I am preparing an elementary derivation of Newton/Laplace's equilibrium theory of tides.
The derivation of the tractive force is understood, as is the derivation of the differential equation for change in ocean height (assuming a spherical water covered Earth).
However, I am stuck with this following reasoning on page 14 of the link below.
https://www.uaf.edu/files/sfos/Kowalik/tide_book.pdf
The authors claim that the differential equation is as follows:
$$ \frac{dh}{d \theta} = - \frac{3r}{2} \frac{m}{M} \left( \frac{r}{R} \right) ^3 \sin(2 \theta) $$
[Their I.40]
where:
- $h$ is the change in height of the water
- $r$ and $M$ are the radius and mass of the Earth
- $R$ is the distance from the Earth to the Moon
- $m$ is the mass of the Moon.
- $\theta$ is the angle from the the north pole (ignoring axial tilt, assuming Moon is equatorial)

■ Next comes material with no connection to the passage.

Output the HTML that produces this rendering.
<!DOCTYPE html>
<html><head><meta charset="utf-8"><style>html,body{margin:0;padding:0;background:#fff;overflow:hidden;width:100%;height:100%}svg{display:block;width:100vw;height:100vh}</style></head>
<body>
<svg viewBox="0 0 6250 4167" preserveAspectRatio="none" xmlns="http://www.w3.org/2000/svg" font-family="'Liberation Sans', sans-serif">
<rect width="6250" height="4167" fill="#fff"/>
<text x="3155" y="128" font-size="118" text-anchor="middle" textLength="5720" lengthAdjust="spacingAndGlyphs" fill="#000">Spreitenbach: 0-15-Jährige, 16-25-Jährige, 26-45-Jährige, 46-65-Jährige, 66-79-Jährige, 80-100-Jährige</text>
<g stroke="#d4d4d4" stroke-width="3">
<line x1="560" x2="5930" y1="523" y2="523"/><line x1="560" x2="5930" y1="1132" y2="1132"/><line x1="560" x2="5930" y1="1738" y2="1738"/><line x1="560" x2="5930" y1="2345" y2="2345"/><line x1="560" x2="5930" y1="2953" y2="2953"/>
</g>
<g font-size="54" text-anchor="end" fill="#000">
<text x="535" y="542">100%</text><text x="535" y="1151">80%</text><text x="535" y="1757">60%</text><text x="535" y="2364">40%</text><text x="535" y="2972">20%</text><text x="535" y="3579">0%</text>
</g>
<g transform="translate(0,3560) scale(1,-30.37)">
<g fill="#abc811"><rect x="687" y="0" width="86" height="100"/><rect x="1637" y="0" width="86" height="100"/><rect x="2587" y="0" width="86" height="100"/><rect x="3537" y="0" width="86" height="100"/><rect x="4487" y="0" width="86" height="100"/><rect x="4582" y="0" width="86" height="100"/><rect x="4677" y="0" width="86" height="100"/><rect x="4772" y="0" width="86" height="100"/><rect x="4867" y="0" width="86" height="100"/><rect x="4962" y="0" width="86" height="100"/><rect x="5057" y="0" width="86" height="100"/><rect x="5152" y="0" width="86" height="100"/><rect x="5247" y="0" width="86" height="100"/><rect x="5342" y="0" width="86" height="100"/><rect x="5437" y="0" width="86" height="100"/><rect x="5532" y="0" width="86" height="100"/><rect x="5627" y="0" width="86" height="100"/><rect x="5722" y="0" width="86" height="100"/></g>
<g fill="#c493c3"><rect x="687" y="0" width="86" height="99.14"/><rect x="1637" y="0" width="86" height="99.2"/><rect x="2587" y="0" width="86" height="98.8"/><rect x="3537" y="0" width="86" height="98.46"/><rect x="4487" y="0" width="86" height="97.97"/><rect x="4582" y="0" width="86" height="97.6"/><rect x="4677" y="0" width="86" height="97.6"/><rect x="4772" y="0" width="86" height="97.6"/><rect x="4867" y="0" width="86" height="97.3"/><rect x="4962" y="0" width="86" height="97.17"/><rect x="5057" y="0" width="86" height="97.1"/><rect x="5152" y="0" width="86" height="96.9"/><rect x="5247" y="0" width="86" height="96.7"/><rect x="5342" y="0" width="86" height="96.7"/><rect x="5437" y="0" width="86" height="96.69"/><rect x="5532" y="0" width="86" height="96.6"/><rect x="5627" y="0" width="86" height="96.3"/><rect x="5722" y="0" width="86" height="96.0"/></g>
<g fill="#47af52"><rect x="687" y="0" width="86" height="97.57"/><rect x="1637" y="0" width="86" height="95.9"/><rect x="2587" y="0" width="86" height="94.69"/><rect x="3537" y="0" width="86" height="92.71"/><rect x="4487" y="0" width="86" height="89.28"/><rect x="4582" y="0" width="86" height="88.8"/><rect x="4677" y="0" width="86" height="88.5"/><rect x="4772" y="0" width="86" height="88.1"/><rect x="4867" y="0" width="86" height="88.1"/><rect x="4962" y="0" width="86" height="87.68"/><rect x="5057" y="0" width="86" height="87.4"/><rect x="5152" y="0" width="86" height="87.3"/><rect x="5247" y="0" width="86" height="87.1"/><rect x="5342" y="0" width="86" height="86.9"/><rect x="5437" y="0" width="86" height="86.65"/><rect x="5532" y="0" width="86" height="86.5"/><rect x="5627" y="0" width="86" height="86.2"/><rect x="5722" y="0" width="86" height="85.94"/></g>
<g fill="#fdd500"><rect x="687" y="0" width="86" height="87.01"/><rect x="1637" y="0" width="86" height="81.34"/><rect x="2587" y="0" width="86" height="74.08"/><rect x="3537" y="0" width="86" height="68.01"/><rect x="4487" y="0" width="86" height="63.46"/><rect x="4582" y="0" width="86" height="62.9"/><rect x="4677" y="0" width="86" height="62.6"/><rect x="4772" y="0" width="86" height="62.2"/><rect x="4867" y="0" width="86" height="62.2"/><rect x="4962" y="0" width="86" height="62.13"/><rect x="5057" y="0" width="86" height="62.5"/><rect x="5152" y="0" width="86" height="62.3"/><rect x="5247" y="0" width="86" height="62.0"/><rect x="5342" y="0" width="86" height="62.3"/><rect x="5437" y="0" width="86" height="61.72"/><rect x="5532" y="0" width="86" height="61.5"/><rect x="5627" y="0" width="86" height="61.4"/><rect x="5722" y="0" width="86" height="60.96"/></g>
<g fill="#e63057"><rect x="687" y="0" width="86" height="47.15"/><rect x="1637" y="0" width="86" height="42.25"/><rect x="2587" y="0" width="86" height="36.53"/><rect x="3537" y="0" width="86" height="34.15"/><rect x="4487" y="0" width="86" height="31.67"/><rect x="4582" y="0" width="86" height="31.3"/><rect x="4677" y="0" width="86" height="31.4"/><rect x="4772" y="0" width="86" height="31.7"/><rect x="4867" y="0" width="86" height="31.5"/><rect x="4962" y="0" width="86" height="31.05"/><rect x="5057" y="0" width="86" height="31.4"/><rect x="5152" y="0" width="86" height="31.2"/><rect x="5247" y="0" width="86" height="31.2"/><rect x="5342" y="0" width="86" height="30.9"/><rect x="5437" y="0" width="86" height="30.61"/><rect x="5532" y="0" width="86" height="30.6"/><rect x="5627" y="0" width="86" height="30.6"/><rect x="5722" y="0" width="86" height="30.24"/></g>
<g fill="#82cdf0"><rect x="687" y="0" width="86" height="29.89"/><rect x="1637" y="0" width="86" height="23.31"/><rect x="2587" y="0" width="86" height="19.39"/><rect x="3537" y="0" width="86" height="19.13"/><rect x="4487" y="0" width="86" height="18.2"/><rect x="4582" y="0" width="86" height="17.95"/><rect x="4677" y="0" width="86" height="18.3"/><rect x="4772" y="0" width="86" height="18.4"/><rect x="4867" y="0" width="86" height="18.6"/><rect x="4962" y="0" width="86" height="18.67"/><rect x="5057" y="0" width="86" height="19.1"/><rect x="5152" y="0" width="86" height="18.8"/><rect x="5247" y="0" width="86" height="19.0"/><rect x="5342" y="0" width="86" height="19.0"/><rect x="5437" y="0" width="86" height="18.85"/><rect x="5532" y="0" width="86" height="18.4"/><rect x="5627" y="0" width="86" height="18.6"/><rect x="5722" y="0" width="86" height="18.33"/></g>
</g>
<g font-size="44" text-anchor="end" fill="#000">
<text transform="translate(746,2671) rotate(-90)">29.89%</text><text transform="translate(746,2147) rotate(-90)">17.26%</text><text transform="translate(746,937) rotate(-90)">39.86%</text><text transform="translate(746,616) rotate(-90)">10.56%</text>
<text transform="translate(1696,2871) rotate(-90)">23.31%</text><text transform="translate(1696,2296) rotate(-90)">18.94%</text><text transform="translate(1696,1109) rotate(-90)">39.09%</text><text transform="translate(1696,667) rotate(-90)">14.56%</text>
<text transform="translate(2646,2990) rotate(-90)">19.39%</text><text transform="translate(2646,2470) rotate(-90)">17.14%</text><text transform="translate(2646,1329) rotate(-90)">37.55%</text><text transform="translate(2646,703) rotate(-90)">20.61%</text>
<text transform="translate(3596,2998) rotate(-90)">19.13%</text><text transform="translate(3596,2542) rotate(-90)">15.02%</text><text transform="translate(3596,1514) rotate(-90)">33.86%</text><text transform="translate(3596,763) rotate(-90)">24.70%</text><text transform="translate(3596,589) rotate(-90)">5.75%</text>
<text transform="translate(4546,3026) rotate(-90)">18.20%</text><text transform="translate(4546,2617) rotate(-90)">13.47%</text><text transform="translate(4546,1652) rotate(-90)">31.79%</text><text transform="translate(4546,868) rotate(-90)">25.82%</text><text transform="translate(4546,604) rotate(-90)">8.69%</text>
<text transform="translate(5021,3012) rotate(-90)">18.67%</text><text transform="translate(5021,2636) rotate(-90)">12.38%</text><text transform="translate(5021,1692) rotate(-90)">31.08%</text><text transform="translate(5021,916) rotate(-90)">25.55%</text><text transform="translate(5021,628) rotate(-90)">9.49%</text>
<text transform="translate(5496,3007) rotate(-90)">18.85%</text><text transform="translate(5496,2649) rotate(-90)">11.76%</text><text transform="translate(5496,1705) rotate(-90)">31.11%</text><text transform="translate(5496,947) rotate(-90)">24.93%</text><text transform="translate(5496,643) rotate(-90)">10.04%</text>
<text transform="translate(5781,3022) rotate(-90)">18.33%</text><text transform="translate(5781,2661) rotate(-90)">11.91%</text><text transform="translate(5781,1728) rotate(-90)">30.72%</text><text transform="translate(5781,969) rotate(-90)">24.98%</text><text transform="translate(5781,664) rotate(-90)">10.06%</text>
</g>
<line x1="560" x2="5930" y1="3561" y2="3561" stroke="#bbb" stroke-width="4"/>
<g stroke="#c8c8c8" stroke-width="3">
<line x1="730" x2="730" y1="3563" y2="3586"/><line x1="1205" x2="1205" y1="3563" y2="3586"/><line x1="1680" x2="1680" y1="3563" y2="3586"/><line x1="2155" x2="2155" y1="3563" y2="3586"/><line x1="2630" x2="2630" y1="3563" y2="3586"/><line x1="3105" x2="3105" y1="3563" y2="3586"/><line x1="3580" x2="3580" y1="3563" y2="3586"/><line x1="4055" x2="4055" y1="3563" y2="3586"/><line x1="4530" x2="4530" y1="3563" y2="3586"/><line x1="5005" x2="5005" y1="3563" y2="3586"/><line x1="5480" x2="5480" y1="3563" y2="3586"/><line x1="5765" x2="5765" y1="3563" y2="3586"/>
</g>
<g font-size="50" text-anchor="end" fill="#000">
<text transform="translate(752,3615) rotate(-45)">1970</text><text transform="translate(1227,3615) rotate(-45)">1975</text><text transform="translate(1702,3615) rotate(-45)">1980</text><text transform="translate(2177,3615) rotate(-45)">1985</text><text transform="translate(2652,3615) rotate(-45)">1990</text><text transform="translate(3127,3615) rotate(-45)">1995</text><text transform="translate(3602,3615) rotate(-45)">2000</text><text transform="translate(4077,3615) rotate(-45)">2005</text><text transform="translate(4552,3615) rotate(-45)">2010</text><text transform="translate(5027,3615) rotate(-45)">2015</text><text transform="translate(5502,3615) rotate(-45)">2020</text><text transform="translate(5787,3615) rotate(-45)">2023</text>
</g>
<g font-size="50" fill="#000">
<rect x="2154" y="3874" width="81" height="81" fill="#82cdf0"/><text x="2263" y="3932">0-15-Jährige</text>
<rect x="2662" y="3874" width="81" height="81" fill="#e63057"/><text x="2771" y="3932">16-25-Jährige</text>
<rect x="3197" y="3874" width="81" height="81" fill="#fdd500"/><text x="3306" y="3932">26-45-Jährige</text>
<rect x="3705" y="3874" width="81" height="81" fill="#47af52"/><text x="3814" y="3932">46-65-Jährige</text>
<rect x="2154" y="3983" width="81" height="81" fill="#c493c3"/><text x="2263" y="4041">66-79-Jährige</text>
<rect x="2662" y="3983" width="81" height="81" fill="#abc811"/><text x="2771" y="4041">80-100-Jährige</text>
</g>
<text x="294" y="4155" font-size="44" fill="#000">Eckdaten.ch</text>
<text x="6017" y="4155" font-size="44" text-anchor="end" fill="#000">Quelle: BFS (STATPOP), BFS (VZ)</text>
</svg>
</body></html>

The authors solve it to give:
$$ h = r \frac{m}{M} \left( \frac{r}{R} \right) ^3 \left(\frac{3}{2} \cos^2\theta + c \right) $$
Here's the trouble: to determine $c$, the authors quote (Proudman, 1953) which I cannot access. They claim that the condition for conservation of mass of water is:
$$\int_{0}^{\pi} \left(\frac{3}{2} \cos^2\theta + c \right)\sin\theta d\theta$$
I don't understand why there is a sine in this integral. What is its physical significance?
I suppose that $\sin \theta d \theta$ comes from the fact that the volume element in spherical coordinates is $dV=\rho^2 \sin \theta d \rho d\theta d\varphi$ and the symmetry of the problem is such that the variation of the volume , that must be null, depends only from the polar angle $\theta$.